>> Start DATA SECTION
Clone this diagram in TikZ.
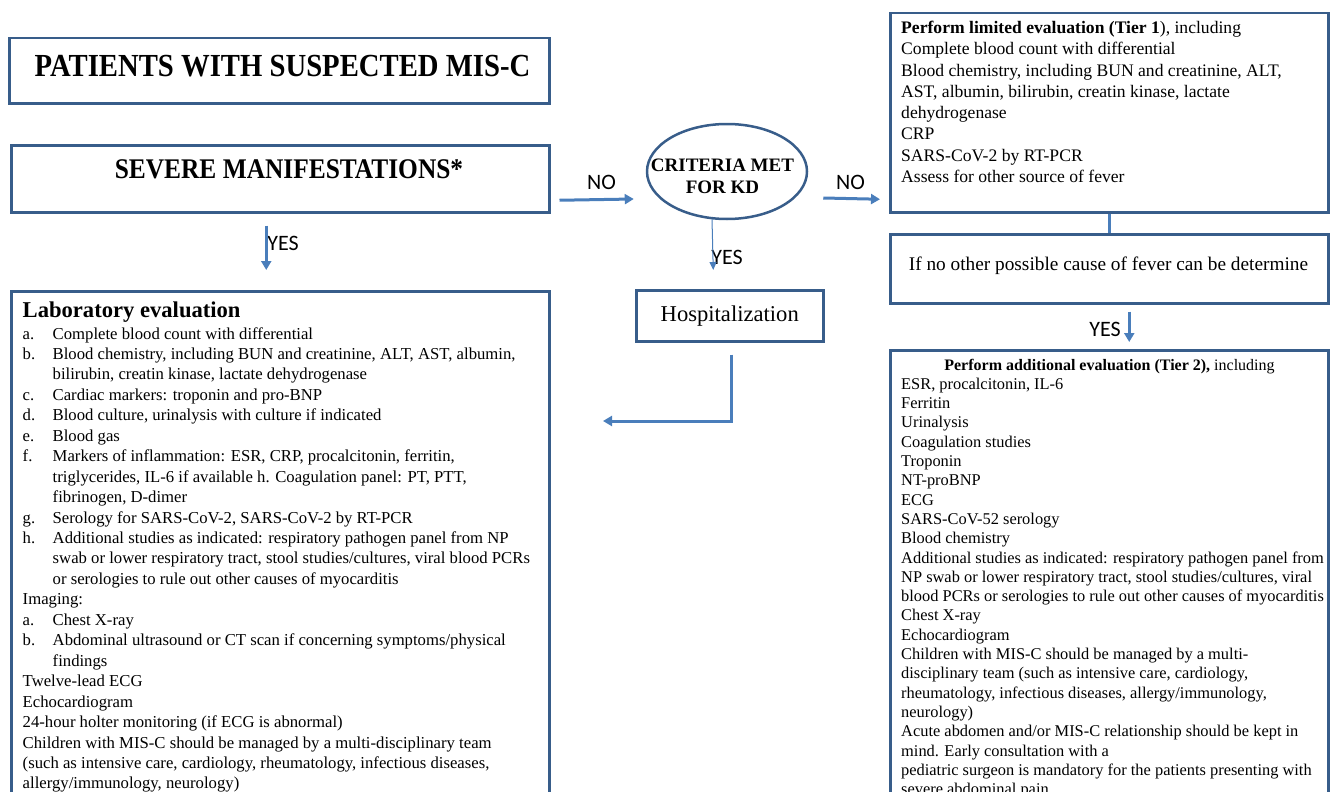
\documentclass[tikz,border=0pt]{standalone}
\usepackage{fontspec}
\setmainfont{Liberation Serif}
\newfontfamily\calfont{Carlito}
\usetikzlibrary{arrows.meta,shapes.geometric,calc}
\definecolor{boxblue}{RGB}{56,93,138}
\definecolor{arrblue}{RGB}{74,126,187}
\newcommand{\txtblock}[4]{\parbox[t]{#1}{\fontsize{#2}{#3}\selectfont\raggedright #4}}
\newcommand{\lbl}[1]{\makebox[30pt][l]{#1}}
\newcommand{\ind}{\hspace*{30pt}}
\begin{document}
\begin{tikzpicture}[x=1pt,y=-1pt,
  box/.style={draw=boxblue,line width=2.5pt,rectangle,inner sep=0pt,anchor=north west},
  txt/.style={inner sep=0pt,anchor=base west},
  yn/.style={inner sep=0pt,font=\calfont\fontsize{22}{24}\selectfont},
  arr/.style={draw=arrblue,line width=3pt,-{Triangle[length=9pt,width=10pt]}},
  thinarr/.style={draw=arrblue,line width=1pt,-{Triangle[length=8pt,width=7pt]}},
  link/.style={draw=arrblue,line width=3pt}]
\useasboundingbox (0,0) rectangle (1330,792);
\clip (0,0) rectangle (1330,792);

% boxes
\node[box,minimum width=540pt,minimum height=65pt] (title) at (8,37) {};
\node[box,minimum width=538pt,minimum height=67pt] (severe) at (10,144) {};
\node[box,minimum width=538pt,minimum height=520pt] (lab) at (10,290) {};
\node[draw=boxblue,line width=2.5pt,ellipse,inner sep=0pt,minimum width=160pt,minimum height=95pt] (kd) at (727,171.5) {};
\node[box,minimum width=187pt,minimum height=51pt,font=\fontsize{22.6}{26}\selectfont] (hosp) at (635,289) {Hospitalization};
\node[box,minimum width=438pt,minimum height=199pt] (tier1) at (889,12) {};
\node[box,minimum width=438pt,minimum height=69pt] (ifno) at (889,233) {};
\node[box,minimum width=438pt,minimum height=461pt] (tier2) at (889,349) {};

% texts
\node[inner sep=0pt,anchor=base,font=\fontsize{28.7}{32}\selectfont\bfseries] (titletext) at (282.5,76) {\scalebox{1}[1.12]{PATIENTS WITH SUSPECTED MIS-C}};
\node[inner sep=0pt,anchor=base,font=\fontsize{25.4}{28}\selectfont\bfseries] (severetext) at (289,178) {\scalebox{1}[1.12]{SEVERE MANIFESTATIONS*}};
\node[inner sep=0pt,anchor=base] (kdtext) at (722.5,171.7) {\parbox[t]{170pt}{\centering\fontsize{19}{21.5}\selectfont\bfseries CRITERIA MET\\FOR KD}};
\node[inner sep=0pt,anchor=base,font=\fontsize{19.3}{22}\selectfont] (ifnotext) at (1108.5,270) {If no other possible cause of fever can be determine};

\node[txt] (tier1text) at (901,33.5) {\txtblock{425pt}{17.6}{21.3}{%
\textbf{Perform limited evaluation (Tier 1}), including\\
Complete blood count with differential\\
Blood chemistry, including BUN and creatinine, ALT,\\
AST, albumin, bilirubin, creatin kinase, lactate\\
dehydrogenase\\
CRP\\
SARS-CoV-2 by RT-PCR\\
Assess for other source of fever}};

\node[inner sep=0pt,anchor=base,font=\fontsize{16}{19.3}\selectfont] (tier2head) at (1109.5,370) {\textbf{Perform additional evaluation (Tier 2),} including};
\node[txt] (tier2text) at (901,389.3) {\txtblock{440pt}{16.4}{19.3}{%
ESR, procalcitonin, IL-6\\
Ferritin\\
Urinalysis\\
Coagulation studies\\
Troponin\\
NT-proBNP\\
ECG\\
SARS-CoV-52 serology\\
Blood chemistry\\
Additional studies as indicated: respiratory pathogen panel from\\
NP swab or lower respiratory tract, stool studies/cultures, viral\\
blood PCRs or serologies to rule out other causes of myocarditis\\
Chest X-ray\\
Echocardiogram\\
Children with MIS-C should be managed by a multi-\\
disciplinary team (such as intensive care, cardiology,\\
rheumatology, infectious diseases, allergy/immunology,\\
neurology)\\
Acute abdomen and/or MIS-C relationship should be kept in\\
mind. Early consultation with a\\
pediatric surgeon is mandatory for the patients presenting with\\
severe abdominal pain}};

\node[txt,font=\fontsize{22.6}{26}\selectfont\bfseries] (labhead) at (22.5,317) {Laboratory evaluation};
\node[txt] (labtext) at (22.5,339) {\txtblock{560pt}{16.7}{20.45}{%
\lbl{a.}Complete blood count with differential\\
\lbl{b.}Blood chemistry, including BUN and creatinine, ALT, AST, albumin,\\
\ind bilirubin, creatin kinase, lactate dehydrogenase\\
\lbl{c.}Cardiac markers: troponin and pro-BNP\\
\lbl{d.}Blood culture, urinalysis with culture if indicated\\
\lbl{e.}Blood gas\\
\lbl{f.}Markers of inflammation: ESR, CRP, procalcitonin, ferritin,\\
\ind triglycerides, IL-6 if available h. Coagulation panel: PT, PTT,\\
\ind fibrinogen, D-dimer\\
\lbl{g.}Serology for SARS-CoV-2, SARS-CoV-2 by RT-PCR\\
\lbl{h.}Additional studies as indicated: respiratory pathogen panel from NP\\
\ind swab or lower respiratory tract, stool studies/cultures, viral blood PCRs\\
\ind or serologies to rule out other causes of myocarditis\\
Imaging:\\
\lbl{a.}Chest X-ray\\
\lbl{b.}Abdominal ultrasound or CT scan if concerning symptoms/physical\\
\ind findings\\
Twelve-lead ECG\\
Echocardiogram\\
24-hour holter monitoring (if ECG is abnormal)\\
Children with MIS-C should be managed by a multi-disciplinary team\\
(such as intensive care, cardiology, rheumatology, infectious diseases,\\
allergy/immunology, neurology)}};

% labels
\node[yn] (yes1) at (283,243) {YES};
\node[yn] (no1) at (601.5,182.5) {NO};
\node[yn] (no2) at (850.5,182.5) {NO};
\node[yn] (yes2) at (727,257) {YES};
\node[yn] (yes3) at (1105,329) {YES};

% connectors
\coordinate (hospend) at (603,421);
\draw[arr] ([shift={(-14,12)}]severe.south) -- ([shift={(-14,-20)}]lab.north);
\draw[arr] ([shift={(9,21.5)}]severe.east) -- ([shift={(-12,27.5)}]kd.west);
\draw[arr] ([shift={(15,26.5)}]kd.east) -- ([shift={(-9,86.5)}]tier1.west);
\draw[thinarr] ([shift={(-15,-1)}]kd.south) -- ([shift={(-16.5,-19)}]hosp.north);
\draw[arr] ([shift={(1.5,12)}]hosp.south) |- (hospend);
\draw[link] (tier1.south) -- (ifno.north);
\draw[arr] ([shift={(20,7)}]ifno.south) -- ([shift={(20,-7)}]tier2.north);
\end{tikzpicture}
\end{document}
>> End DATA SECTION
■ GIVEN EXERCISE ■
Each line above is to be copied verbatim. Drop any image from the copy.

■ SOLUTION TO THIS EXERCISE ■
Clone this diagram in TikZ.
\documentclass[tikz,border=0pt]{standalone}
\usepackage{fontspec}
\setmainfont{Liberation Serif}
\newfontfamily\calfont{Carlito}
\usetikzlibrary{arrows.meta,shapes.geometric,calc}
\definecolor{boxblue}{RGB}{56,93,138}
\definecolor{arrblue}{RGB}{74,126,187}
\newcommand{\txtblock}[4]{\parbox[t]{#1}{\fontsize{#2}{#3}\selectfont\raggedright #4}}
\newcommand{\lbl}[1]{\makebox[30pt][l]{#1}}
\newcommand{\ind}{\hspace*{30pt}}
\begin{document}
\begin{tikzpicture}[x=1pt,y=-1pt,
  box/.style={draw=boxblue,line width=2.5pt,rectangle,inner sep=0pt,anchor=north west},
  txt/.style={inner sep=0pt,anchor=base west},
  yn/.style={inner sep=0pt,font=\calfont\fontsize{22}{24}\selectfont},
  arr/.style={draw=arrblue,line width=3pt,-{Triangle[length=9pt,width=10pt]}},
  thinarr/.style={draw=arrblue,line width=1pt,-{Triangle[length=8pt,width=7pt]}},
  link/.style={draw=arrblue,line width=3pt}]
\useasboundingbox (0,0) rectangle (1330,792);
\clip (0,0) rectangle (1330,792);

% boxes
\node[box,minimum width=540pt,minimum height=65pt] (title) at (8,37) {};
\node[box,minimum width=538pt,minimum height=67pt] (severe) at (10,144) {};
\node[box,minimum width=538pt,minimum height=520pt] (lab) at (10,290) {};
\node[draw=boxblue,line width=2.5pt,ellipse,inner sep=0pt,minimum width=160pt,minimum height=95pt] (kd) at (727,171.5) {};
\node[box,minimum width=187pt,minimum height=51pt,font=\fontsize{22.6}{26}\selectfont] (hosp) at (635,289) {Hospitalization};
\node[box,minimum width=438pt,minimum height=199pt] (tier1) at (889,12) {};
\node[box,minimum width=438pt,minimum height=69pt] (ifno) at (889,233) {};
\node[box,minimum width=438pt,minimum height=461pt] (tier2) at (889,349) {};

% texts
\node[inner sep=0pt,anchor=base,font=\fontsize{28.7}{32}\selectfont\bfseries] (titletext) at (282.5,76) {\scalebox{1}[1.12]{PATIENTS WITH SUSPECTED MIS-C}};
\node[inner sep=0pt,anchor=base,font=\fontsize{25.4}{28}\selectfont\bfseries] (severetext) at (289,178) {\scalebox{1}[1.12]{SEVERE MANIFESTATIONS*}};
\node[inner sep=0pt,anchor=base] (kdtext) at (722.5,171.7) {\parbox[t]{170pt}{\centering\fontsize{19}{21.5}\selectfont\bfseries CRITERIA MET\\FOR KD}};
\node[inner sep=0pt,anchor=base,font=\fontsize{19.3}{22}\selectfont] (ifnotext) at (1108.5,270) {If no other possible cause of fever can be determine};

\node[txt] (tier1text) at (901,33.5) {\txtblock{425pt}{17.6}{21.3}{%
\textbf{Perform limited evaluation (Tier 1}), including\\
Complete blood count with differential\\
Blood chemistry, including BUN and creatinine, ALT,\\
AST, albumin, bilirubin, creatin kinase, lactate\\
dehydrogenase\\
CRP\\
SARS-CoV-2 by RT-PCR\\
Assess for other source of fever}};

\node[inner sep=0pt,anchor=base,font=\fontsize{16}{19.3}\selectfont] (tier2head) at (1109.5,370) {\textbf{Perform additional evaluation (Tier 2),} including};
\node[txt] (tier2text) at (901,389.3) {\txtblock{440pt}{16.4}{19.3}{%
ESR, procalcitonin, IL-6\\
Ferritin\\
Urinalysis\\
Coagulation studies\\
Troponin\\
NT-proBNP\\
ECG\\
SARS-CoV-52 serology\\
Blood chemistry\\
Additional studies as indicated: respiratory pathogen panel from\\
NP swab or lower respiratory tract, stool studies/cultures, viral\\
blood PCRs or serologies to rule out other causes of myocarditis\\
Chest X-ray\\
Echocardiogram\\
Children with MIS-C should be managed by a multi-\\
disciplinary team (such as intensive care, cardiology,\\
rheumatology, infectious diseases, allergy/immunology,\\
neurology)\\
Acute abdomen and/or MIS-C relationship should be kept in\\
mind. Early consultation with a\\
pediatric surgeon is mandatory for the patients presenting with\\
severe abdominal pain}};

\node[txt,font=\fontsize{22.6}{26}\selectfont\bfseries] (labhead) at (22.5,317) {Laboratory evaluation};
\node[txt] (labtext) at (22.5,339) {\txtblock{560pt}{16.7}{20.45}{%
\lbl{a.}Complete blood count with differential\\
\lbl{b.}Blood chemistry, including BUN and creatinine, ALT, AST, albumin,\\
\ind bilirubin, creatin kinase, lactate dehydrogenase\\
\lbl{c.}Cardiac markers: troponin and pro-BNP\\
\lbl{d.}Blood culture, urinalysis with culture if indicated\\
\lbl{e.}Blood gas\\
\lbl{f.}Markers of inflammation: ESR, CRP, procalcitonin, ferritin,\\
\ind triglycerides, IL-6 if available h. Coagulation panel: PT, PTT,\\
\ind fibrinogen, D-dimer\\
\lbl{g.}Serology for SARS-CoV-2, SARS-CoV-2 by RT-PCR\\
\lbl{h.}Additional studies as indicated: respiratory pathogen panel from NP\\
\ind swab or lower respiratory tract, stool studies/cultures, viral blood PCRs\\
\ind or serologies to rule out other causes of myocarditis\\
Imaging:\\
\lbl{a.}Chest X-ray\\
\lbl{b.}Abdominal ultrasound or CT scan if concerning symptoms/physical\\
\ind findings\\
Twelve-lead ECG\\
Echocardiogram\\
24-hour holter monitoring (if ECG is abnormal)\\
Children with MIS-C should be managed by a multi-disciplinary team\\
(such as intensive care, cardiology, rheumatology, infectious diseases,\\
allergy/immunology, neurology)}};

% labels
\node[yn] (yes1) at (283,243) {YES};
\node[yn] (no1) at (601.5,182.5) {NO};
\node[yn] (no2) at (850.5,182.5) {NO};
\node[yn] (yes2) at (727,257) {YES};
\node[yn] (yes3) at (1105,329) {YES};

% connectors
\coordinate (hospend) at (603,421);
\draw[arr] ([shift={(-14,12)}]severe.south) -- ([shift={(-14,-20)}]lab.north);
\draw[arr] ([shift={(9,21.5)}]severe.east) -- ([shift={(-12,27.5)}]kd.west);
\draw[arr] ([shift={(15,26.5)}]kd.east) -- ([shift={(-9,86.5)}]tier1.west);
\draw[thinarr] ([shift={(-15,-1)}]kd.south) -- ([shift={(-16.5,-19)}]hosp.north);
\draw[arr] ([shift={(1.5,12)}]hosp.south) |- (hospend);
\draw[link] (tier1.south) -- (ifno.north);
\draw[arr] ([shift={(20,7)}]ifno.south) -- ([shift={(20,-7)}]tier2.north);
\end{tikzpicture}
\end{document}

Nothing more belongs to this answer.